# [PROBLEM TO WORK ON]
Keep only the lines of the data below that contain "this", and copy them.

# [Records with drawing code]

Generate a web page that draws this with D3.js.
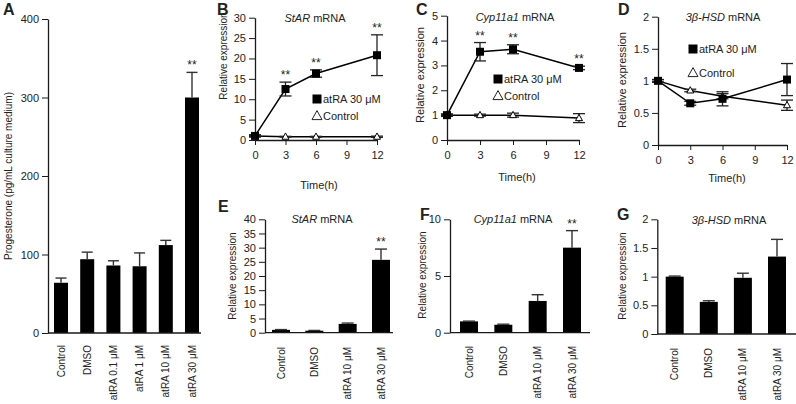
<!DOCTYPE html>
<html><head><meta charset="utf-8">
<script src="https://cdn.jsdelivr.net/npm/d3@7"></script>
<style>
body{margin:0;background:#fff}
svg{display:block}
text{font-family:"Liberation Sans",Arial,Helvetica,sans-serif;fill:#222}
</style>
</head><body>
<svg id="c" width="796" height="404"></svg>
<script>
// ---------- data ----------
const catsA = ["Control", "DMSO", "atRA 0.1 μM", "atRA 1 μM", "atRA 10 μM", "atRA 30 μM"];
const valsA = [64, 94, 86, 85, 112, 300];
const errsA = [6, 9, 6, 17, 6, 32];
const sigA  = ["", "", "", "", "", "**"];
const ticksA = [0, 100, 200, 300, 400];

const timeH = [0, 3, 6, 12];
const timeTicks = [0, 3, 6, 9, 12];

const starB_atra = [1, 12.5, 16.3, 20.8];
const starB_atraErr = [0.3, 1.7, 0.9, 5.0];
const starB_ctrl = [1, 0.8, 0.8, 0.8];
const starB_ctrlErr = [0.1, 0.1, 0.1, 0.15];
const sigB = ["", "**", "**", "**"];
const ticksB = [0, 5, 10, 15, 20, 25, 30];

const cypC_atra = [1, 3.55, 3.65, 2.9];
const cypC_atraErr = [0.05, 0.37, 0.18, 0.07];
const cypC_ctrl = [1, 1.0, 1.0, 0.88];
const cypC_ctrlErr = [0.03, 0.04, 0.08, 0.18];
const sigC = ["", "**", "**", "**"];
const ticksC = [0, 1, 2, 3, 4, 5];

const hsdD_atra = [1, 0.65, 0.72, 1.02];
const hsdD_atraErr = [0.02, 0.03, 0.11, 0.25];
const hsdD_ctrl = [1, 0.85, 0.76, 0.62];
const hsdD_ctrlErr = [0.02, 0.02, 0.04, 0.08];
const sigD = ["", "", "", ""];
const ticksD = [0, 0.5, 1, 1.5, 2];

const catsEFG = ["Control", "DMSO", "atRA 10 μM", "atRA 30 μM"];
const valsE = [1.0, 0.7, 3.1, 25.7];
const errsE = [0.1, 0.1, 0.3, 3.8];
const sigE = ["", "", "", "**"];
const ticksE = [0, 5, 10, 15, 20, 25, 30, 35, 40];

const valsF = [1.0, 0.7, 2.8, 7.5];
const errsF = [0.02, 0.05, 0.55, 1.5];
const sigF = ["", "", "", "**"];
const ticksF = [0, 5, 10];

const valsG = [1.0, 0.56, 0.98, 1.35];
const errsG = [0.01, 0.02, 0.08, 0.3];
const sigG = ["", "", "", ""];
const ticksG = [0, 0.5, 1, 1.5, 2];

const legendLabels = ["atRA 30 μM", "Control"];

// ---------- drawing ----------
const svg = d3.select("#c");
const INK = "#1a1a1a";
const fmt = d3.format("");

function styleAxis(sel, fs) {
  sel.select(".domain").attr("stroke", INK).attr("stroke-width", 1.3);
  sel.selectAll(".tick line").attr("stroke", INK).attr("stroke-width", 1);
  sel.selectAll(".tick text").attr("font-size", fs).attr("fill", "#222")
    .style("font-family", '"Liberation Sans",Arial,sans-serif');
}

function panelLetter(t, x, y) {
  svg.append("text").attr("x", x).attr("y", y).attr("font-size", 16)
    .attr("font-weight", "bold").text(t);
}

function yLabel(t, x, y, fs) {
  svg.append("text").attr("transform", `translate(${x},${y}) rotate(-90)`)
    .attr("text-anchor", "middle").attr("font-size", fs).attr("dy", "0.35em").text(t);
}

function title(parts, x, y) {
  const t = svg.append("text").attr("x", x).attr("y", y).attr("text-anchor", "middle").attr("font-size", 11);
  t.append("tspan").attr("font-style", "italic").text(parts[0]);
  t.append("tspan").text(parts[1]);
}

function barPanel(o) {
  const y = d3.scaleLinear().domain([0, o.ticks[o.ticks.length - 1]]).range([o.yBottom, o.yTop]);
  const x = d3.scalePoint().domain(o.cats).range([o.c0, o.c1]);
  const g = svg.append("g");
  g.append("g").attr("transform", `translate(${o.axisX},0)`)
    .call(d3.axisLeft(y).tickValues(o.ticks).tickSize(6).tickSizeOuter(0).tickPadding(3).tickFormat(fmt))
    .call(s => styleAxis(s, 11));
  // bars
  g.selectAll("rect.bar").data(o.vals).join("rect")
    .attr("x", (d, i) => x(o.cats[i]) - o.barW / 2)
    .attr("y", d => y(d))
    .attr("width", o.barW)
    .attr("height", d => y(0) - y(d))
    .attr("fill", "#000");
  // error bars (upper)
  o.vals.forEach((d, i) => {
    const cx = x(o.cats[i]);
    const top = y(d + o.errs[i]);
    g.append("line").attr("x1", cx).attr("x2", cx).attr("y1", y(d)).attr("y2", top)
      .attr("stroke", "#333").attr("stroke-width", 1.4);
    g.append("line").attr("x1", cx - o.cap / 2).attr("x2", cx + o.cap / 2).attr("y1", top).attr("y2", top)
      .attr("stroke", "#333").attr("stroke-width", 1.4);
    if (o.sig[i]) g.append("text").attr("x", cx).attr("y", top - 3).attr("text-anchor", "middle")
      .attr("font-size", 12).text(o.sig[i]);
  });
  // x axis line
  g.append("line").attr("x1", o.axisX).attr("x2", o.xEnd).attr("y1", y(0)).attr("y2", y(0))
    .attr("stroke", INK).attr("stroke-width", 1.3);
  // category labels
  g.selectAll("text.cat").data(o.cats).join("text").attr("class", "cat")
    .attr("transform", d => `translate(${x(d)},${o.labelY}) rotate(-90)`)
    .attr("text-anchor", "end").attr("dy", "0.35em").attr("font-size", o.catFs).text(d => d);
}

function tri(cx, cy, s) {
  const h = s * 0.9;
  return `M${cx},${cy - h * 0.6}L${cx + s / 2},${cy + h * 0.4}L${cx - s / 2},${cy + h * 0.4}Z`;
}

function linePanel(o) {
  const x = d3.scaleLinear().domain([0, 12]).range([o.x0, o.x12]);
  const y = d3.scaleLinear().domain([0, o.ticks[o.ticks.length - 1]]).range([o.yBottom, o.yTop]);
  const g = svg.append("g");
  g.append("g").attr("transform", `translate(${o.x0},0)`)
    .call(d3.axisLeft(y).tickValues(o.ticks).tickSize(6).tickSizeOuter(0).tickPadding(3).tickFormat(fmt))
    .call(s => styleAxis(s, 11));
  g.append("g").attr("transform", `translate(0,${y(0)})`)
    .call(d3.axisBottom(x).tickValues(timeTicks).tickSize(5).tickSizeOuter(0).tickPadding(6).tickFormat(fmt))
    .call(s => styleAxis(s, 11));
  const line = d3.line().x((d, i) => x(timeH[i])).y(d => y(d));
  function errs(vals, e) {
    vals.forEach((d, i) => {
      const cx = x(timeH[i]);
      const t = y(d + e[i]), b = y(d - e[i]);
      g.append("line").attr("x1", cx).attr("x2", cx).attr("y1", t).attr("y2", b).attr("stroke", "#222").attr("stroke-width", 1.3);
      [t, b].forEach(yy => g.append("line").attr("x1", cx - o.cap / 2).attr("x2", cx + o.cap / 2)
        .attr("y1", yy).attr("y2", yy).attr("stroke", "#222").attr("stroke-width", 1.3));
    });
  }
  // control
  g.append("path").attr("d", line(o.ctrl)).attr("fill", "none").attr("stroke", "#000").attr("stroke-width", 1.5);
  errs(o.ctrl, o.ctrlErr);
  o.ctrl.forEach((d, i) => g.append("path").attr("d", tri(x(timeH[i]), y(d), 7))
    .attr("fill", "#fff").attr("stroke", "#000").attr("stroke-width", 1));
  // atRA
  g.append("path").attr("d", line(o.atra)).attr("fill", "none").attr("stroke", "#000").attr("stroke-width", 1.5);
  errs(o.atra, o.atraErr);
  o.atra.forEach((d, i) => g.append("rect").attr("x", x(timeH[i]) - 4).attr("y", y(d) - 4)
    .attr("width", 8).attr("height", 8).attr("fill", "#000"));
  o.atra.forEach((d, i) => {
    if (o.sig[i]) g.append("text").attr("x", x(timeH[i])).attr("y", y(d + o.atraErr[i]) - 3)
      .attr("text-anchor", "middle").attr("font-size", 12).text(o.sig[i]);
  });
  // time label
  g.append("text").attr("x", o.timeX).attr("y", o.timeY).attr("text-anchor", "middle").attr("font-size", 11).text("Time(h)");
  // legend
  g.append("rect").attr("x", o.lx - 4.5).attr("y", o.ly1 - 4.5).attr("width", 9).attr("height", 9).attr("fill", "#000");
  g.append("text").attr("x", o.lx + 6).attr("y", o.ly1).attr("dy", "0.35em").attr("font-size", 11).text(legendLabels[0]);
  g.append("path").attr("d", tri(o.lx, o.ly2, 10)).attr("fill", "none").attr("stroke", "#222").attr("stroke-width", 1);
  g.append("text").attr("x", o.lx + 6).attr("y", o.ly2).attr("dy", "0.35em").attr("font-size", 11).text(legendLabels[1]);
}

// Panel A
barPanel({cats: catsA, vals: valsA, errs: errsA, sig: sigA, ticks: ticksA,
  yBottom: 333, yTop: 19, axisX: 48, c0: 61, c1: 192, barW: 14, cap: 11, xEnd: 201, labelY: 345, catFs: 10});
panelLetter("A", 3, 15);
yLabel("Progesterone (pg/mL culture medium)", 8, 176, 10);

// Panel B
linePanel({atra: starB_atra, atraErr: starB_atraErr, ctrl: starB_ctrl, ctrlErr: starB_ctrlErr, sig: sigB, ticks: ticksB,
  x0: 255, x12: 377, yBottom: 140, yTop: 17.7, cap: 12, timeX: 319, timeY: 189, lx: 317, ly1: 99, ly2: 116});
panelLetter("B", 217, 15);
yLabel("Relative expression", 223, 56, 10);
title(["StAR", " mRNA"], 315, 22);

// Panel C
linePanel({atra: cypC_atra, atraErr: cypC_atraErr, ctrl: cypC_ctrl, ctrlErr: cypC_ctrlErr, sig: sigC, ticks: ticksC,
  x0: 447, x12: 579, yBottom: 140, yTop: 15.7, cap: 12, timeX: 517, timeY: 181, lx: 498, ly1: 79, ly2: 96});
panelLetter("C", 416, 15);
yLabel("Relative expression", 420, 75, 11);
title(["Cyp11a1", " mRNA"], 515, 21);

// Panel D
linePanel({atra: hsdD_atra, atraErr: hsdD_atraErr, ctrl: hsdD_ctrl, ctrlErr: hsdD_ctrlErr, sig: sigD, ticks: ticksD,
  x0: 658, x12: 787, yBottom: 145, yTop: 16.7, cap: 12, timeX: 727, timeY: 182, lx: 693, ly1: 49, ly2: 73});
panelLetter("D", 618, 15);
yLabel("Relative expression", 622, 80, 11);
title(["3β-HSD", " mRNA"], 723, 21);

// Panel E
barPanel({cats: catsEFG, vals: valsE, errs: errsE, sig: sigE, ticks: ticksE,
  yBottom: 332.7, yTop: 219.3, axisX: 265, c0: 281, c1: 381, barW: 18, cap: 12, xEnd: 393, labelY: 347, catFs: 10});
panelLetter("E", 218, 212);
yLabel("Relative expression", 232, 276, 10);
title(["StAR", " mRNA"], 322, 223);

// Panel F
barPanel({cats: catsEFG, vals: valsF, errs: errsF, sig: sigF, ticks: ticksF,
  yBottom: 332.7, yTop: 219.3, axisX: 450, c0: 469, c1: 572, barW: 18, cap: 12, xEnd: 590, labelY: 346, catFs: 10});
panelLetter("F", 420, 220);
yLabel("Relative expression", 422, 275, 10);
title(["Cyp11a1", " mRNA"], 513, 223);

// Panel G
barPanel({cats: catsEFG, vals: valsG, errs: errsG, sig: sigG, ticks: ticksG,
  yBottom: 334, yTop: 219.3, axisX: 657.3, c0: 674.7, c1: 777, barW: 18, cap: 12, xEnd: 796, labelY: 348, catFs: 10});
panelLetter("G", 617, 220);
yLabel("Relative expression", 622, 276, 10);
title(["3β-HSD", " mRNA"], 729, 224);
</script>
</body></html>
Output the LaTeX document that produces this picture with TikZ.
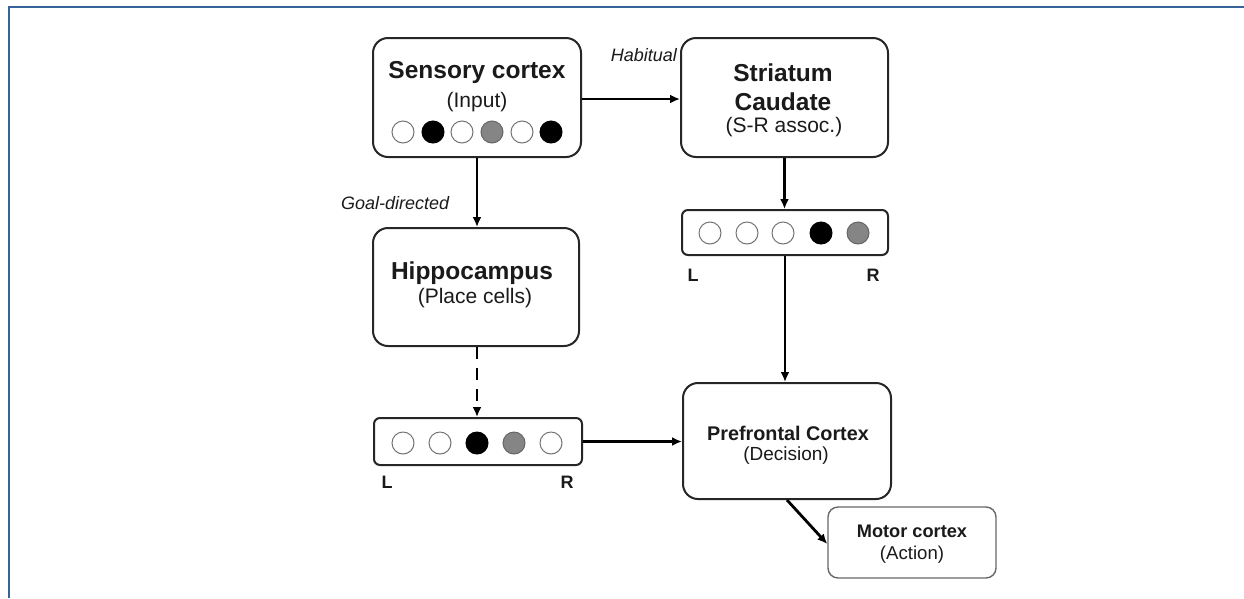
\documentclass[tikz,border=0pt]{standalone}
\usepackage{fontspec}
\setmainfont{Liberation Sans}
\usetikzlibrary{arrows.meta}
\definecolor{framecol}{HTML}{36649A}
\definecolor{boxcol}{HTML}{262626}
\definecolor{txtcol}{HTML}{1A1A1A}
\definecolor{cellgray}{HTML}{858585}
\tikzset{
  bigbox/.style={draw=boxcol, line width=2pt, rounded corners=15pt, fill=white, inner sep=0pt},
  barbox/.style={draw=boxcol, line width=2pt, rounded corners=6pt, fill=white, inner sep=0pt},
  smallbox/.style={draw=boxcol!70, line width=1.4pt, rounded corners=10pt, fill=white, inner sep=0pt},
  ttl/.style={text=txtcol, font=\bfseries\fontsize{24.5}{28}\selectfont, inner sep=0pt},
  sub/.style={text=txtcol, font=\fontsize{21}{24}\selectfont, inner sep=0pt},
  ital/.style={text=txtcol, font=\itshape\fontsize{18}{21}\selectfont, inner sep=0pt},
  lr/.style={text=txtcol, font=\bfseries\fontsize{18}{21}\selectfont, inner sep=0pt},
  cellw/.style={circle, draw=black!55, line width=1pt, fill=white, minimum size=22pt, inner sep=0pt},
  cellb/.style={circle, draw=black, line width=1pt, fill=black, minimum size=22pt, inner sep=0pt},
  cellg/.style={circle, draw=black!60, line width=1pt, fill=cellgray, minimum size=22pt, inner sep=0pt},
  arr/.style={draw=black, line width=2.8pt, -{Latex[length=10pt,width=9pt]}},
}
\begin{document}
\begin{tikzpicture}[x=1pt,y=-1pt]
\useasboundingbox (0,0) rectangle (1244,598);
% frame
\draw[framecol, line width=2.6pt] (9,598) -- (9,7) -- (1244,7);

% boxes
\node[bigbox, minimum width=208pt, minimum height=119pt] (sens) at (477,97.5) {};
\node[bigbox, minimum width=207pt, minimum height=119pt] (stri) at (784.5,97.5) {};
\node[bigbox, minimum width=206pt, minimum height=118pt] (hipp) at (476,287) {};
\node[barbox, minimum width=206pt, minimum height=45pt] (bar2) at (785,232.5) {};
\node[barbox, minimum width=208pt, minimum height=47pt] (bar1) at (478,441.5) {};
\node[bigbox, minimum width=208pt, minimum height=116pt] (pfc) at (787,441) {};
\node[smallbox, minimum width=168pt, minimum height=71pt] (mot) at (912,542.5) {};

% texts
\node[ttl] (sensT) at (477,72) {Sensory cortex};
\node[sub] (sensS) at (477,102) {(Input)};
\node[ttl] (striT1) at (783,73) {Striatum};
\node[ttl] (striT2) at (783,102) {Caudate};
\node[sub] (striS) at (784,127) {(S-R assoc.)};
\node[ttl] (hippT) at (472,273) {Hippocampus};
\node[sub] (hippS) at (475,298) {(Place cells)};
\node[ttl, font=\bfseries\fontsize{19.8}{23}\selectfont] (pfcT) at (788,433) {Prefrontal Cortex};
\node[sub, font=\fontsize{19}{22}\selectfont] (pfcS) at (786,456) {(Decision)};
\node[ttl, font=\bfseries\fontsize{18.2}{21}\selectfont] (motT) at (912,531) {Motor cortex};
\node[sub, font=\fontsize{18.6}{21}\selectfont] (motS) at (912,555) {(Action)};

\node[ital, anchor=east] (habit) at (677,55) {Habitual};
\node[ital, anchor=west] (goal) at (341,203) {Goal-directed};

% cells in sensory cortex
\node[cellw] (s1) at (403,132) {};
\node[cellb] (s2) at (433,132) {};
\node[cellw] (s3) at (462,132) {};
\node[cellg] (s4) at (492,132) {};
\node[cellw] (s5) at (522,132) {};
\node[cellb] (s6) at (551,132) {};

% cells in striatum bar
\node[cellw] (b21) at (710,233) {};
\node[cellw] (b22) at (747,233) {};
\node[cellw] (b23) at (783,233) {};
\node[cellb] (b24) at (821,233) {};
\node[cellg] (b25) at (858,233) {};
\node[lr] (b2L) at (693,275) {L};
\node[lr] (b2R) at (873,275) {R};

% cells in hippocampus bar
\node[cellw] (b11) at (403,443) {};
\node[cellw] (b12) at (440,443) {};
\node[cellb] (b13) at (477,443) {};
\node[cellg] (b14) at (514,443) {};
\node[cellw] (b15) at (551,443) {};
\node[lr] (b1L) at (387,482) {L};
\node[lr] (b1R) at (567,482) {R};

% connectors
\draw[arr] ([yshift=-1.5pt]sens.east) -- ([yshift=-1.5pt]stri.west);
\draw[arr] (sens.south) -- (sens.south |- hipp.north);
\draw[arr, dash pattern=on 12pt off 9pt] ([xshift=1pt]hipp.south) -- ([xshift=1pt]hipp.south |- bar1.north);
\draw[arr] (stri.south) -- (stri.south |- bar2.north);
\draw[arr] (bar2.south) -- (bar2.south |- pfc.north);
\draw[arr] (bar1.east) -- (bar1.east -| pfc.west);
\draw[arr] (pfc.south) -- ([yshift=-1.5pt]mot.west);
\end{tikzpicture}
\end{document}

# [PROBLEM SOLUTION]
Generate a web page that draws this with D3.js.
Output the LaTeX document that produces this picture with TikZ.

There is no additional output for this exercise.